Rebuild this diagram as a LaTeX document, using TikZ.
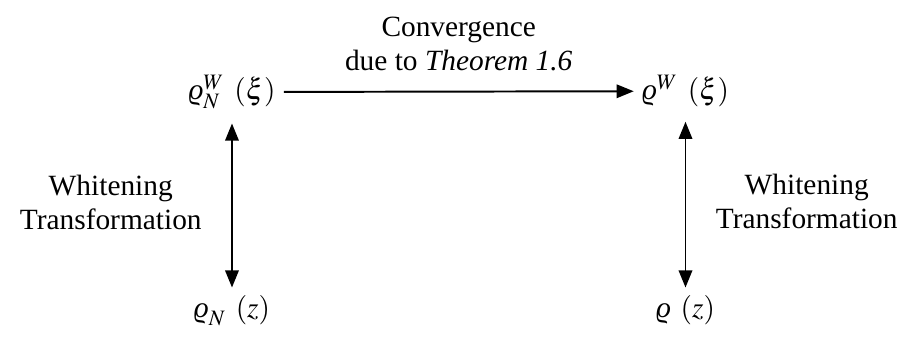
\documentclass[tikz,border=0pt]{standalone}
\usepackage{mathptmx}
\usepackage[no-math]{fontspec}
\setmainfont{Liberation Serif}
\usetikzlibrary{positioning, arrows.meta}
\newcommand{\vrho}{\mathord{\mbox{\itshape ϱ}}}

\begin{document}
\begin{tikzpicture}[
  thick,                                  % lines a bit heavier
  >={Triangle[length=7pt, width=5.5pt]},  % straight triangle tips
  font=\fontsize{12}{14}\selectfont,
  dens/.style={anchor=base, inner sep=3pt},
  lbl/.style={align=center, inner sep=0pt}
  ]
  \useasboundingbox (0,0) rectangle (13.12,4.85);

  % --- top row (whitened) ---
  \node [dens] (rhoNW) at (3.33,3.415) {$\vrho_N^W\mkern6mu(\xi)$};
  \node [dens] (rhoW)  at (9.84,3.415) {$\vrho^W\mkern6mu(\xi)$};

  % --- bottom row ---
  \node [dens] (rhoN) at (3.33,0.287) {$\vrho_N\mkern6mu(z)$};
  \node [dens] (rho)  at (9.84,0.287) {$\vrho\mkern6mu(z)$};

  % --- arrows ---
  \draw [->] (rhoNW) -- (rhoW)
    node[midway, above=8pt, lbl] {Convergence\\due to \emph{Theorem 1.6}};
  \draw [<->, shorten <=2.5pt] (rhoNW) -- (rhoN)
    node[midway, left=12pt, lbl] {Whitening\\Transformation};
  \draw [<->, shorten <=2.5pt] (rhoW) -- (rho)
    node[midway, right=12pt, lbl] {Whitening\\Transformation};

\end{tikzpicture}
\end{document}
-.-.-
### TASK BRIEF
Return each line from the material above exactly, but not the pictures.

### COMPLETE RESPONSE
Rebuild this diagram as a LaTeX document, using TikZ.
\documentclass[tikz,border=0pt]{standalone}
\usepackage{mathptmx}
\usepackage[no-math]{fontspec}
\setmainfont{Liberation Serif}
\usetikzlibrary{positioning, arrows.meta}
\newcommand{\vrho}{\mathord{\mbox{\itshape ϱ}}}

\begin{document}
\begin{tikzpicture}[
  thick,                                  % lines a bit heavier
  >={Triangle[length=7pt, width=5.5pt]},  % straight triangle tips
  font=\fontsize{12}{14}\selectfont,
  dens/.style={anchor=base, inner sep=3pt},
  lbl/.style={align=center, inner sep=0pt}
  ]
  \useasboundingbox (0,0) rectangle (13.12,4.85);

  % --- top row (whitened) ---
  \node [dens] (rhoNW) at (3.33,3.415) {$\vrho_N^W\mkern6mu(\xi)$};
  \node [dens] (rhoW)  at (9.84,3.415) {$\vrho^W\mkern6mu(\xi)$};

  % --- bottom row ---
  \node [dens] (rhoN) at (3.33,0.287) {$\vrho_N\mkern6mu(z)$};
  \node [dens] (rho)  at (9.84,0.287) {$\vrho\mkern6mu(z)$};

  % --- arrows ---
  \draw [->] (rhoNW) -- (rhoW)
    node[midway, above=8pt, lbl] {Convergence\\due to \emph{Theorem 1.6}};
  \draw [<->, shorten <=2.5pt] (rhoNW) -- (rhoN)
    node[midway, left=12pt, lbl] {Whitening\\Transformation};
  \draw [<->, shorten <=2.5pt] (rhoW) -- (rho)
    node[midway, right=12pt, lbl] {Whitening\\Transformation};

\end{tikzpicture}
\end{document}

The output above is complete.